Endgame for the Higgs Boson
A Z boson, possible offspring of a Higgs, further decays into two electrons (green streaks) and two muons (red lines). So far, the scientists aren't convinced that the events they've seen aren't simply blips in background noise. If enough accumulate they'll be confident they've found the Higgs. Image: CERN.
The last missing piece of scientists’ fundamental model of particle physics is running out of places to hide.
That piece, an elementary particle called the Higgs boson that is thought to give all matter mass, has evaded detection so far. But physicists working at the Large Hadron Collider (LHC) near Geneva, Switzerland, including a contingent of more than two dozen scientists from the University of California, San Diego, have ruled out most of the range of masses the Higgs could have, leaving just a narrow span where the elusive particle might be found.
“If it exists, it has to be there. And if it’s not there, it will be known to be science fiction by December,” Vivek Sharma, a physics professor at UC San Diego told ScienceNOW. Sharma coordinates the international team searching for Higgs boson with the CMS detector, one of two large instruments deployed in the search. The other is called ATLAS.
By speeding protons around a 27 kilometer ring at nearly the speed of light, then smashing them together, scientists fleetingly recreate conditions that prevailed when the universe began. In those moments the Higgs boson, if it exists, should pop into being and then quickly decay into other more familiar and recognizable particles, which CMS and ATLAS are poised to detect.
Vivek Sharma, professor of physics at UC San Diego, updates colleagues on the hunt for the Higgs boson at the Photon Lepton conference held in Mumbai in August.
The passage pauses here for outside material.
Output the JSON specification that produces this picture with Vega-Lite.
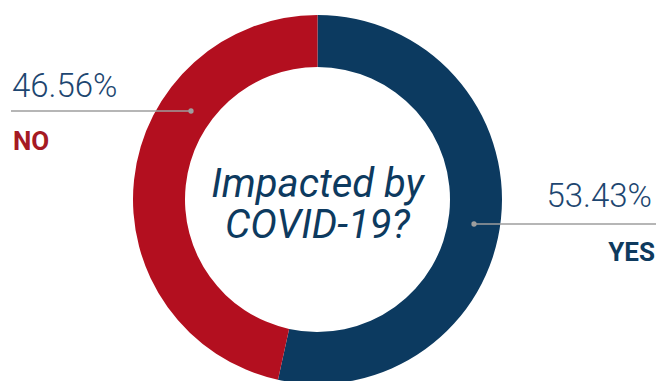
{
  "$schema": "https://vega.github.io/schema/vega-lite/v6.json",
  "width": 635,
  "height": 363,
  "autosize": "none",
  "padding": {"left": 0, "top": 18, "right": 21, "bottom": 0},
  "background": "white",
  "config": {"view": {"stroke": null}, "text": {"font": "Roboto"}},
  "data": {
    "values": [
      {"answer": "YES", "pct": 53.43},
      {"answer": "NO", "pct": 46.56}
    ]
  },
  "transform": [
    {"calculate": "format(datum.pct, '.2f') + '%'", "as": "pct_label"}
  ],
  "layer": [
    {
      "mark": {"type": "arc", "outerRadius": 184.5, "innerRadius": 132.5},
      "encoding": {
        "theta": {"field": "pct", "type": "quantitative", "stack": true},
        "order": {"field": "answer", "sort": "descending"},
        "color": {
          "field": "answer",
          "type": "nominal",
          "scale": {"domain": ["YES", "NO"], "range": ["#0c3a60", "#b30f1f"]},
          "legend": null
        }
      }
    },
    {
      "transform": [{"filter": "datum.answer === 'YES'"}],
      "layer": [
        {
          "mark": {
            "type": "text",
            "text": "Impacted by",
            "fontSize": 40,
            "fontStyle": "italic",
            "align": "center",
            "baseline": "alphabetic",
            "dy": -2.5,
            "color": "#0d3a5f"
          },
          "encoding": {}
        },
        {
          "mark": {
            "type": "text",
            "text": "COVID-19?",
            "fontSize": 40,
            "fontStyle": "italic",
            "align": "center",
            "baseline": "alphabetic",
            "dy": 38.5,
            "color": "#0d3a5f"
          },
          "encoding": {}
        }
      ]
    },
    {
      "transform": [{"filter": "datum.answer === 'NO'"}],
      "layer": [
        {
          "mark": {"type": "rule", "color": "#9e9e9e", "strokeWidth": 1.5},
          "encoding": {"x": {"value": 11}, "x2": {"value": 191}, "y": {"value": 93}}
        },
        {
          "mark": {"type": "point", "filled": true, "color": "#9e9e9e", "size": 28, "opacity": 1},
          "encoding": {"x": {"value": 191}, "y": {"value": 93}}
        },
        {
          "mark": {"type": "text", "align": "left", "baseline": "alphabetic", "fontSize": 33, "fontWeight": 300, "color": "#1d4670"},
          "encoding": {
            "x": {"value": 12},
            "y": {"value": 78.5},
            "text": {"field": "pct_label", "type": "nominal"}
          }
        },
        {
          "mark": {"type": "text", "align": "left", "baseline": "alphabetic", "fontSize": 26, "fontWeight": "bold", "color": "#a51a23"},
          "encoding": {
            "x": {"value": 13},
            "y": {"value": 132},
            "text": {"field": "answer", "type": "nominal"}
          }
        }
      ]
    },
    {
      "transform": [{"filter": "datum.answer === 'YES'"}],
      "layer": [
        {
          "mark": {"type": "rule", "color": "#9e9e9e", "strokeWidth": 1.5},
          "encoding": {"x": {"value": 474}, "x2": {"value": 660}, "y": {"value": 206}}
        },
        {
          "mark": {"type": "point", "filled": true, "color": "#9e9e9e", "size": 28, "opacity": 1},
          "encoding": {"x": {"value": 474}, "y": {"value": 206}}
        },
        {
          "mark": {"type": "text", "align": "right", "baseline": "alphabetic", "fontSize": 33, "fontWeight": 300, "color": "#1d4670"},
          "encoding": {
            "x": {"value": 652},
            "y": {"value": 189},
            "text": {"field": "pct_label", "type": "nominal"}
          }
        },
        {
          "mark": {"type": "text", "align": "right", "baseline": "alphabetic", "fontSize": 26, "fontWeight": "bold", "color": "#0e3a5e"},
          "encoding": {
            "x": {"value": 655},
            "y": {"value": 243},
            "text": {"field": "answer", "type": "nominal"}
          }
        }
      ]
    }
  ]
}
Photo: Benoit Jeannet.
In just five months of the LHC running, the two teams have eliminated – at a 95 percent confidence level – most of the range of possible masses the Higgs could have, Sharma reported at the biannual Lepton-Photon conference held recently in Mumbai. “The Higgs, if it exists, is now trapped between 114 and 145 GeV (Giga-electron volts, a measure of mass),” he said.
A Higgs boson within that range would decay in predictable ways. The scientists have observed the kinds of sprays of particles they would expect to see from a Higgs boson, but not often enough to say the events aren’t mere statistical fluctuations of well known background processes.
A definitive interpretation will require more data, which the LHC is starting to deliver. Now back in operation after a pause that has allowed the team to ramp up the rate of collisions, the machine should deliver twice as much data as has accumulated so far by the end of October.
“We are now entering a very exciting phase in the hunt for the Higgs boson,” Sharma said. “If the Higgs boson exists between 114-145 GeV, we should start seeing statistically significant excesses over estimated backgrounds, and if it does not then we hope to rule it out over the entire mass range. One way or the other we are poised for a major discovery, likely by the end of this year.”